* [REQUIRED TASK] Transcribe the material verbatim in full; the pictures do not belong in the copy.

____

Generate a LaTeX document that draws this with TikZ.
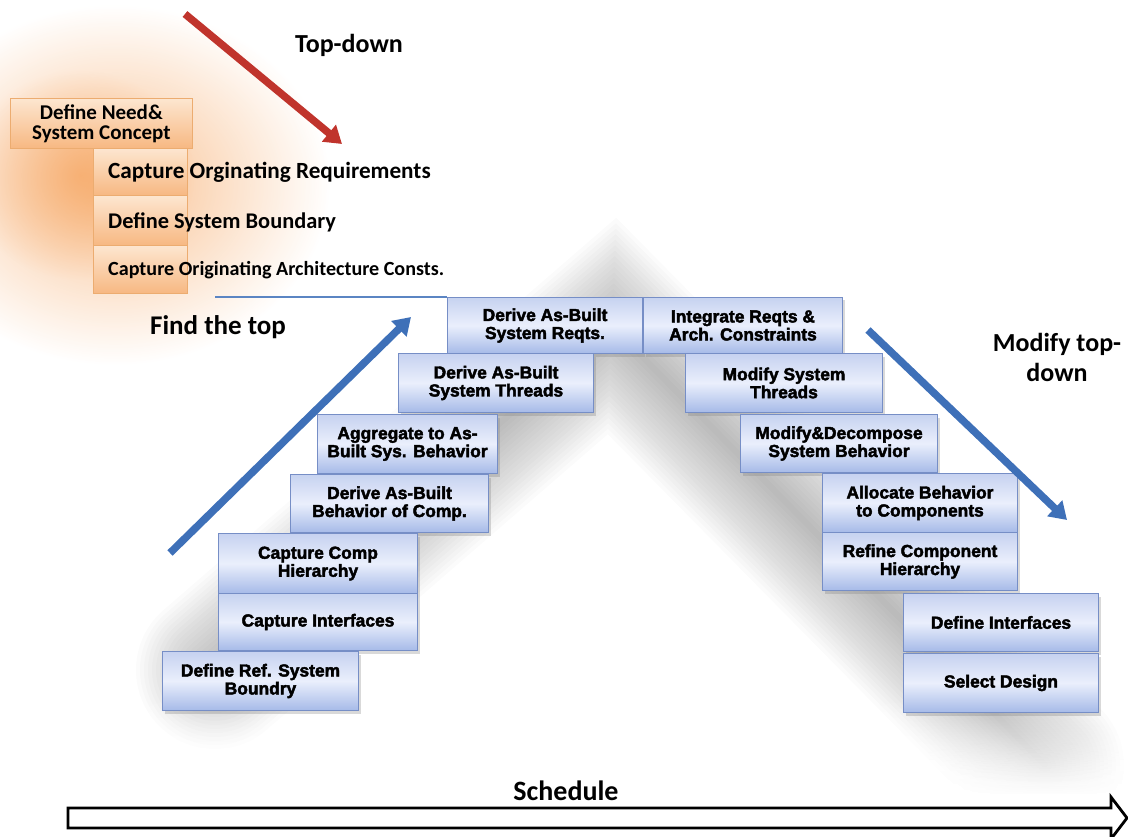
\documentclass[tikz,border=0pt]{standalone}
\usepackage{fontspec}
\setmainfont{Liberation Sans}
\newfontfamily\calib{Carlito}
\newfontfamily\boxfont{Liberation Sans Bold}[FakeBold=2.5]
\usetikzlibrary{arrows.meta,shadows,fadings}

\tikzfading[name=softglow, inner color=transparent!0, outer color=transparent!100]
\tikzfading[name=fadebottom, top color=transparent!100, bottom color=transparent!0]

\definecolor{boxtop}{RGB}{198,210,240}
\definecolor{boxmid}{RGB}{234,239,252}
\definecolor{boxbot}{RGB}{166,186,232}
\definecolor{boxline}{RGB}{118,142,198}
\definecolor{orgtop}{RGB}{253,230,208}
\definecolor{orgbot}{RGB}{247,184,130}
\definecolor{orgline}{RGB}{236,172,112}
\definecolor{arrowblue}{RGB}{62,112,184}
\definecolor{arrowred}{RGB}{192,52,44}
\definecolor{glowc}{RGB}{244,150,70}

\begin{document}
\begin{tikzpicture}[x=1pt,y=-1pt,
  bluebox/.style 2 args={draw=boxline, line width=1pt, top color=boxtop,
    bottom color=boxbot, middle color=boxmid, inner sep=0pt, anchor=north west,
    align=center, minimum width=#1pt, minimum height=#2pt,
    font=\boxfont\fontsize{17.4}{18}\selectfont,
    drop shadow={shadow xshift=2pt, shadow yshift=-3pt, opacity=0.3}},
  orgbox/.style 2 args={draw=orgline, line width=0.8pt, top color=orgtop,
    bottom color=orgbot, inner sep=0pt, anchor=north west,
    minimum width=#1pt, minimum height=#2pt},
  orgtext/.style={anchor=west, inner sep=0pt, font=\calib\bfseries\fontsize{#1}{#1}\selectfont},
  heading/.style={inner sep=0pt, align=center, font=\calib\bfseries\fontsize{#1}{30}\selectfont},
  bigarrow/.style={line width=7.5pt, -{Triangle[length=17pt,width=21pt]}}
]
\useasboundingbox (0,0) rectangle (1128,837);

% soft grey band along the staircase
\foreach \w in {6,14,...,158} {
  \draw[black, opacity=0.017, line width=\w pt, line join=miter, line cap=round]
    (215,670) -- (612,326) -- (1045,765);
}
% let the band die away towards the bottom
\fill[white, path fading=fadebottom] (0,700) rectangle (1128,795);
\fill[white] (0,794) rectangle (1128,837);

% orange glow behind the opening steps
\fill[glowc, opacity=0.6, path fading=softglow] (115,185) ellipse [x radius=215pt, y radius=180pt];
\fill[glowc, opacity=0.5, path fading=softglow] (80,175) ellipse [x radius=115pt, y radius=105pt];

% opening (orange) steps
\node[orgbox={182}{50}] (o1) at (10,98) {};
\node[inner sep=0pt, align=center, font=\calib\bfseries\fontsize{21}{20}\selectfont]
  (o1t) at (o1.center) {Define Need\&\\System Concept};
\node[orgbox={94}{47}] (o2) at (93,148) {};
\node[orgbox={94}{50}] (o3) at (93,195) {};
\node[orgbox={94}{48}] (o4) at (93,245) {};
\node[orgtext=23.2] (o2t) at (108,172) {Capture Orginating Requirements};
\node[orgtext=22.4] (o3t) at (108,222) {Define System Boundary};
\node[orgtext=20.1] (o4t) at (108,270) {Capture Originating Architecture Consts.};

% rising staircase
\node[bluebox={195}{56}] (b1) at (447,297) {Derive As-Built\\System Reqts.};
\node[bluebox={199}{56}] (b2) at (643,297) {Integrate Reqts \&\\Arch. Constraints};
\node[bluebox={195}{59}] (b3) at (398,353) {Derive As-Built\\System Threads};
\node[bluebox={197}{59}] (b4) at (685,353) {Modify System\\Threads};
\node[bluebox={180}{59}] (b5) at (317,414) {Aggregate to As-\\Built Sys. Behavior};
\node[bluebox={197}{58}] (r1) at (740,414) {Modify\&Decompose\\System Behavior};
\node[bluebox={198}{58}] (b6) at (290,474) {Derive As-Built\\Behavior of Comp.};
\node[bluebox={195}{59}] (r2) at (822,473) {Allocate Behavior\\to Components};
\node[bluebox={199}{60}] (b7) at (218,533) {Capture Comp\\Hierarchy};
\node[bluebox={195}{58}] (r3) at (822,532) {Refine Component\\Hierarchy};
\node[bluebox={199}{57}] (b8) at (218,593) {Capture Interfaces};
\node[bluebox={195}{58}] (r4) at (903,593) {Define Interfaces};
\node[bluebox={196}{59}] (b9) at (162,651) {Define Ref. System\\Boundry};
\node[bluebox={195}{59}] (r5) at (903,653) {Select Design};

% top edge extension
\coordinate (lineL) at (215,297);
\draw[arrowblue!85, line width=1.2pt] (lineL) -- (b1.north west);

% direction arrows
\coordinate (rs) at (185,14);
\coordinate (re) at (342,144);
\draw[arrowred, bigarrow] (rs) -- (re);
\coordinate (ls) at (170,553);
\coordinate (le) at (411,317);
\draw[arrowblue, bigarrow] (ls) -- (le);
\coordinate (ms) at (868,330);
\coordinate (me) at (1067,520);
\draw[arrowblue, bigarrow] (ms) -- (me);

% headings
\node[heading=26] (topdown) at (349,45) {Top-down};
\node[heading=27] (findtop) at (218,327) {Find the top};
\node[heading=26] (modtop) at (1057,357) {Modify top-\\down};
\node[heading=28] (sched) at (566,791) {Schedule};

% schedule arrow
\draw[line width=2.8pt, fill=white, line join=miter]
  (68,808) -- (1111,808) -- (1111,797) -- (1127,818) -- (1111,839)
  -- (1111,828) -- (68,828) -- cycle;
\end{tikzpicture}
\end{document}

____

* [TASK RESPONSE]
Generate a LaTeX document that draws this with TikZ.
\documentclass[tikz,border=0pt]{standalone}
\usepackage{fontspec}
\setmainfont{Liberation Sans}
\newfontfamily\calib{Carlito}
\newfontfamily\boxfont{Liberation Sans Bold}[FakeBold=2.5]
\usetikzlibrary{arrows.meta,shadows,fadings}

\tikzfading[name=softglow, inner color=transparent!0, outer color=transparent!100]
\tikzfading[name=fadebottom, top color=transparent!100, bottom color=transparent!0]

\definecolor{boxtop}{RGB}{198,210,240}
\definecolor{boxmid}{RGB}{234,239,252}
\definecolor{boxbot}{RGB}{166,186,232}
\definecolor{boxline}{RGB}{118,142,198}
\definecolor{orgtop}{RGB}{253,230,208}
\definecolor{orgbot}{RGB}{247,184,130}
\definecolor{orgline}{RGB}{236,172,112}
\definecolor{arrowblue}{RGB}{62,112,184}
\definecolor{arrowred}{RGB}{192,52,44}
\definecolor{glowc}{RGB}{244,150,70}

\begin{document}
\begin{tikzpicture}[x=1pt,y=-1pt,
  bluebox/.style 2 args={draw=boxline, line width=1pt, top color=boxtop,
    bottom color=boxbot, middle color=boxmid, inner sep=0pt, anchor=north west,
    align=center, minimum width=#1pt, minimum height=#2pt,
    font=\boxfont\fontsize{17.4}{18}\selectfont,
    drop shadow={shadow xshift=2pt, shadow yshift=-3pt, opacity=0.3}},
  orgbox/.style 2 args={draw=orgline, line width=0.8pt, top color=orgtop,
    bottom color=orgbot, inner sep=0pt, anchor=north west,
    minimum width=#1pt, minimum height=#2pt},
  orgtext/.style={anchor=west, inner sep=0pt, font=\calib\bfseries\fontsize{#1}{#1}\selectfont},
  heading/.style={inner sep=0pt, align=center, font=\calib\bfseries\fontsize{#1}{30}\selectfont},
  bigarrow/.style={line width=7.5pt, -{Triangle[length=17pt,width=21pt]}}
]
\useasboundingbox (0,0) rectangle (1128,837);

% soft grey band along the staircase
\foreach \w in {6,14,...,158} {
  \draw[black, opacity=0.017, line width=\w pt, line join=miter, line cap=round]
    (215,670) -- (612,326) -- (1045,765);
}
% let the band die away towards the bottom
\fill[white, path fading=fadebottom] (0,700) rectangle (1128,795);
\fill[white] (0,794) rectangle (1128,837);

% orange glow behind the opening steps
\fill[glowc, opacity=0.6, path fading=softglow] (115,185) ellipse [x radius=215pt, y radius=180pt];
\fill[glowc, opacity=0.5, path fading=softglow] (80,175) ellipse [x radius=115pt, y radius=105pt];

% opening (orange) steps
\node[orgbox={182}{50}] (o1) at (10,98) {};
\node[inner sep=0pt, align=center, font=\calib\bfseries\fontsize{21}{20}\selectfont]
  (o1t) at (o1.center) {Define Need\&\\System Concept};
\node[orgbox={94}{47}] (o2) at (93,148) {};
\node[orgbox={94}{50}] (o3) at (93,195) {};
\node[orgbox={94}{48}] (o4) at (93,245) {};
\node[orgtext=23.2] (o2t) at (108,172) {Capture Orginating Requirements};
\node[orgtext=22.4] (o3t) at (108,222) {Define System Boundary};
\node[orgtext=20.1] (o4t) at (108,270) {Capture Originating Architecture Consts.};

% rising staircase
\node[bluebox={195}{56}] (b1) at (447,297) {Derive As-Built\\System Reqts.};
\node[bluebox={199}{56}] (b2) at (643,297) {Integrate Reqts \&\\Arch. Constraints};
\node[bluebox={195}{59}] (b3) at (398,353) {Derive As-Built\\System Threads};
\node[bluebox={197}{59}] (b4) at (685,353) {Modify System\\Threads};
\node[bluebox={180}{59}] (b5) at (317,414) {Aggregate to As-\\Built Sys. Behavior};
\node[bluebox={197}{58}] (r1) at (740,414) {Modify\&Decompose\\System Behavior};
\node[bluebox={198}{58}] (b6) at (290,474) {Derive As-Built\\Behavior of Comp.};
\node[bluebox={195}{59}] (r2) at (822,473) {Allocate Behavior\\to Components};
\node[bluebox={199}{60}] (b7) at (218,533) {Capture Comp\\Hierarchy};
\node[bluebox={195}{58}] (r3) at (822,532) {Refine Component\\Hierarchy};
\node[bluebox={199}{57}] (b8) at (218,593) {Capture Interfaces};
\node[bluebox={195}{58}] (r4) at (903,593) {Define Interfaces};
\node[bluebox={196}{59}] (b9) at (162,651) {Define Ref. System\\Boundry};
\node[bluebox={195}{59}] (r5) at (903,653) {Select Design};

% top edge extension
\coordinate (lineL) at (215,297);
\draw[arrowblue!85, line width=1.2pt] (lineL) -- (b1.north west);

% direction arrows
\coordinate (rs) at (185,14);
\coordinate (re) at (342,144);
\draw[arrowred, bigarrow] (rs) -- (re);
\coordinate (ls) at (170,553);
\coordinate (le) at (411,317);
\draw[arrowblue, bigarrow] (ls) -- (le);
\coordinate (ms) at (868,330);
\coordinate (me) at (1067,520);
\draw[arrowblue, bigarrow] (ms) -- (me);

% headings
\node[heading=26] (topdown) at (349,45) {Top-down};
\node[heading=27] (findtop) at (218,327) {Find the top};
\node[heading=26] (modtop) at (1057,357) {Modify top-\\down};
\node[heading=28] (sched) at (566,791) {Schedule};

% schedule arrow
\draw[line width=2.8pt, fill=white, line join=miter]
  (68,808) -- (1111,808) -- (1111,797) -- (1127,818) -- (1111,839)
  -- (1111,828) -- (68,828) -- cycle;
\end{tikzpicture}
\end{document}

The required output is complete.